Chemical DPC on Rendered Property - Without removing render??

Shane Hart

New Member
Hi
I live in an old property (roughly 1730 with thick walls, no idea of composition), it has been extended about 25 years ago so some parts are normal brick cavity walls. Entire property is rendered. There are a couple of places where I have had damp and want to put in chemical DPC, last done 1995. Really don't want to strip back render. Is it ok to inject into brick or does it have to be into mortor? Any recommendations on what chemical cream/solution to use greatly appreciated!
Thanks
 

JML

Member
1730 solid brick walls with lime mortar. Firstly I’d try and lower the water table around the the property and thus the hight damp rises within the walls,
By installing a drainage system ,if possibly. Otherwise a water based chemical injection system, preferably into the mortar line, although you may have to remove a band of render, first. Then reinstate with bell cast bead at the injection line. Hope this helps.
 

D-I-Why

New Member
Chemical DPC is the wrong approach. You need to work out what the cause of the damp is. Is it penetrating or condenstation ?
If a cement render then that's probably not helping but check the ground levels, check the overhangs, gutters, make sure your drains actually drain and no cracks to the clay pipes - any trees close to the house will cause all sort of issues due to root infultration.
What kind of floor? suspended or filled in with concrete? Not uncommon for solid floors to cause bridging.
 

Tom_MidlandDamp

New Member
Hi
I live in an old property (roughly 1730 with thick walls, no idea of composition), it has been extended about 25 years ago so some parts are normal brick cavity walls. Entire property is rendered. There are a couple of places where I have had damp and want to put in chemical DPC, last done 1995. Really don't want to strip back render. Is it ok to inject into brick or does it have to be into mortor? Any recommendations on what chemical cream/solution to use greatly appreciated!
Thanks
Throw a ventilation unit inside to help manage moisture internally and if accessible, throw a gullie drain in around the property to releave pressure off the wall.

Does it also have Lime plaster?
 

brimplas1

Well-Known Member
Chemical DPC is the wrong approach. You need to work out what the cause of the damp is.

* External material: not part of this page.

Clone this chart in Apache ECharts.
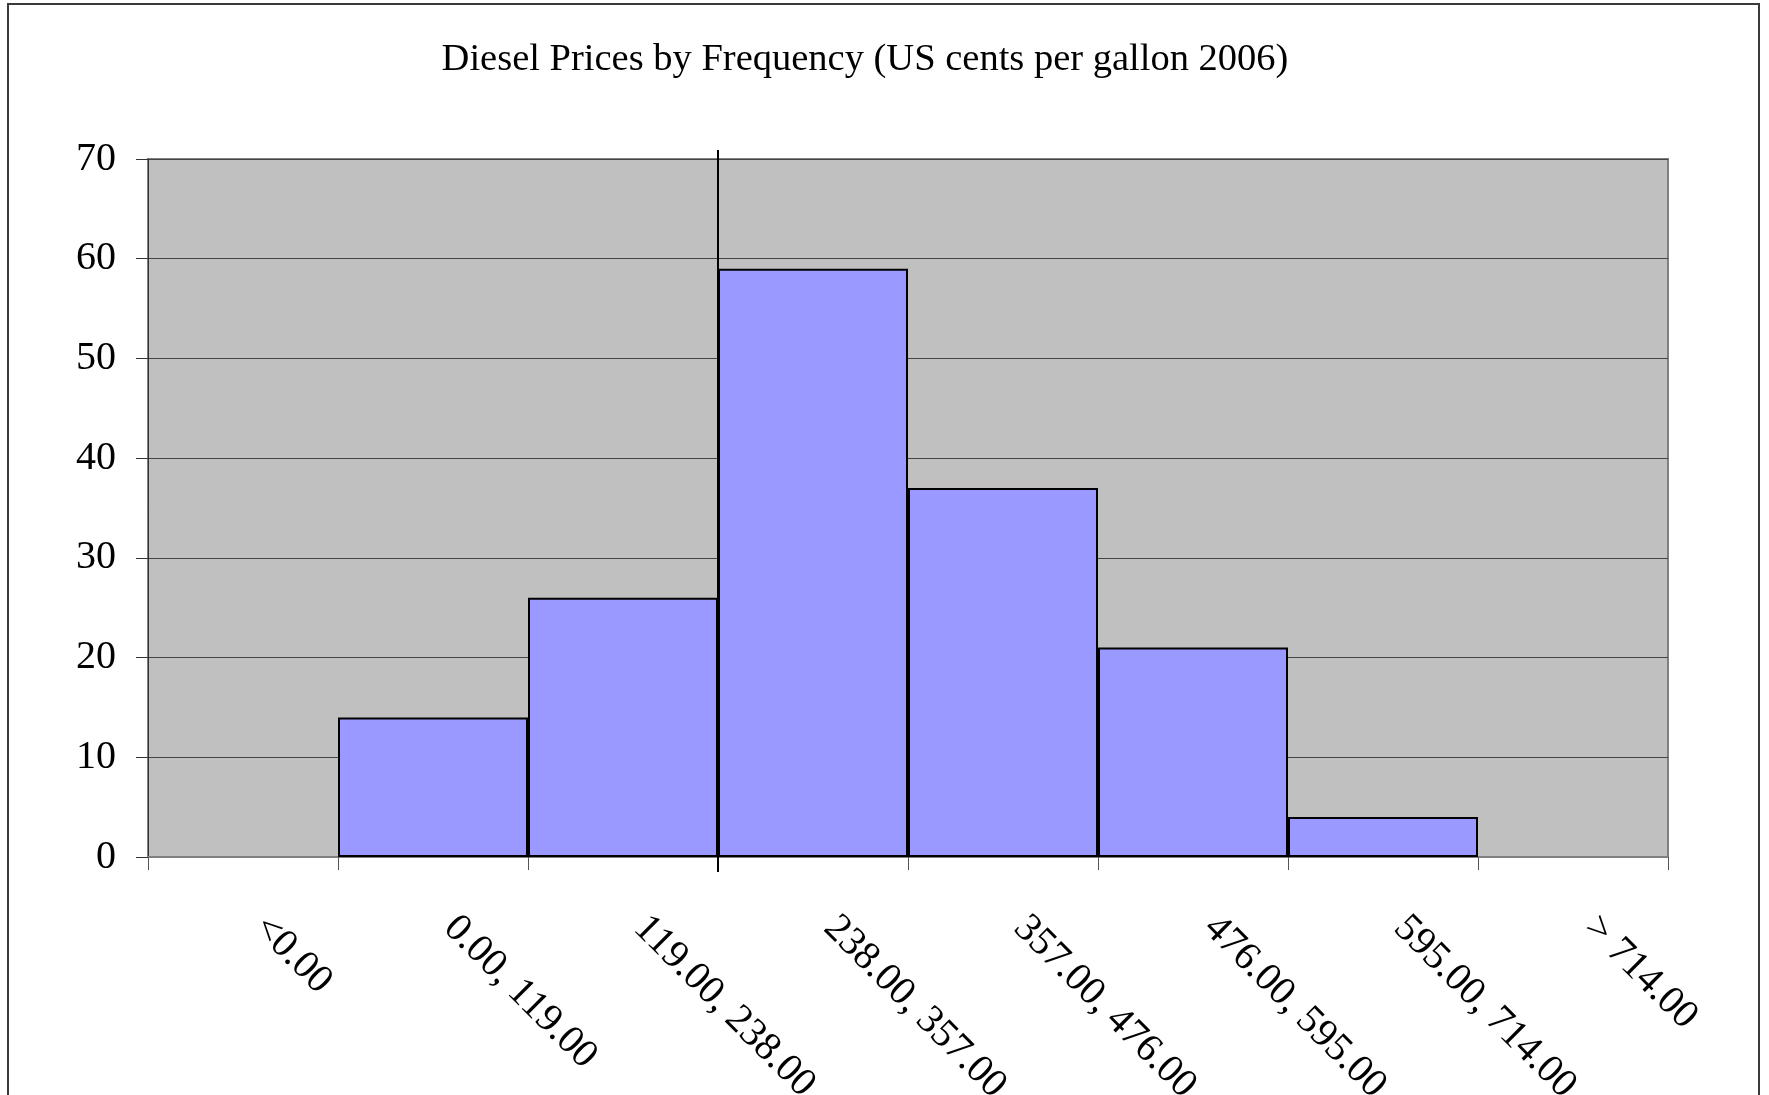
<!DOCTYPE html>
<html>
<head>
<meta charset="utf-8">
<title>Diesel Prices by Frequency</title>
<script src="https://cdn.jsdelivr.net/npm/echarts@6/dist/echarts.min.js"></script>
<style>
  html, body { margin: 0; padding: 0; background: #ffffff; overflow: hidden; }
  #frame {
    position: absolute; left: 7px; top: 3px; width: 1753px; height: 1200px;
    border: 2px solid #3a3a3a; box-sizing: border-box;
  }
  #chart { position: absolute; left: 0; top: 0; width: 1769px; height: 1095px; }
</style>
</head>
<body>
<div id="frame"></div>
<div id="chart"></div>
<script>
// Price bins (US cents per gallon, 2006) and the number of observations in each
const binLabels = ['<0.00', '0.00, 119.00', '119.00, 238.00', '238.00, 357.00',
                   '357.00, 476.00', '476.00, 595.00', '595.00, 714.00', '> 714.00'];
const binCounts = [0, 14, 26, 59, 37, 21, 4, 0];

// Frequency axis ticks
const yTicks = [0, 10, 20, 30, 40, 50, 60, 70];

// Vertical axis line crossing at a category boundary, running a little past both plot edges
const crossBoundary = 3;
const crossSpan = [-1.5, 70.9];

const serif = "'Liberation Serif', 'Times New Roman', serif";

const chart = echarts.init(document.getElementById('chart'), null, { renderer: 'canvas' });

chart.setOption({
  backgroundColor: 'transparent',
  animation: false,
  title: {
    text: 'Diesel Prices by Frequency (US cents per gallon 2006)',
    left: 860,
    textAlign: 'center',
    top: 35,
    textStyle: { fontFamily: serif, fontSize: 38.5, fontWeight: 'normal', color: '#000' }
  },
  grid: {
    left: 148, right: 101, top: 159, bottom: 238,
    containLabel: false,
    outerBoundsMode: 'none',
    show: true, backgroundColor: '#C0C0C0', borderColor: '#808080', borderWidth: 2
  },
  xAxis: [{
    type: 'category',
    data: binLabels,
    boundaryGap: true,
    axisLine: { show: true, lineStyle: { color: '#808080', width: 2 } },
    axisTick: { show: true, alignWithLabel: false, length: 13, lineStyle: { color: '#555', width: 1 } },
    axisLabel: {
      interval: 0, rotate: -45, margin: 48, padding: [0, 0, 0, 24],
      fontFamily: serif, fontSize: 40, color: '#000'
    },
    splitLine: { show: false }
  }, {
    type: 'value', min: 0, max: binLabels.length, show: false
  }],
  yAxis: {
    type: 'value',
    min: yTicks[0], max: yTicks[yTicks.length - 1], interval: 10,
    axisLine: { show: true, lineStyle: { color: '#333', width: 1 } },
    axisTick: { show: true, length: 12, lineStyle: { color: '#333', width: 1 } },
    axisLabel: { margin: 32, fontFamily: serif, fontSize: 40, color: '#000' },
    splitLine: { show: true, lineStyle: { color: '#444', width: 1 } }
  },
  series: [{
    type: 'bar',
    xAxisIndex: 0,
    barCategoryGap: '0%',
    data: binCounts.map(v => v === 0 ? { value: v, itemStyle: { borderWidth: 0 } } : v),
    itemStyle: { color: '#9999FF', borderColor: '#000', borderWidth: 2 },
    z: 3
  }, {
    type: 'line',
    xAxisIndex: 1,
    clip: false,
    silent: true,
    showSymbol: false,
    symbol: 'none',
    z: 5,
    lineStyle: { color: '#000', width: 2 },
    data: crossSpan.map(y => [crossBoundary, y])
  }]
});
</script>
</body>
</html>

Is it penetrating or condenstation ?
If a cement render then that's probably not helping but check the ground levels, check the overhangs, gutters, make sure your drains actually drain and no cracks to the clay pipes - any trees close to the house will cause all sort of issues due to root infultration.
What kind of floor? suspended or filled in with concrete? Not uncommon for solid floors to cause bridging.
Or capillary?
 

worthwords

Active Member
Hi
I live in an old property (roughly 1730 with thick walls, no idea of composition), it has been extended about 25 years ago so some parts are normal brick cavity walls. Entire property is rendered. There are a couple of places where I have had damp and want to put in chemical DPC, last done 1995. Really don't want to strip back render. Is it ok to inject into brick or does it have to be into mortor? Any recommendations on what chemical cream/solution to use greatly appreciated!
Thanks
Essentially don't. you are looking at a solution rather than the problem.chemical DPC is expensive, never considers the underlying cause = usless and likely to be damaging to old properties.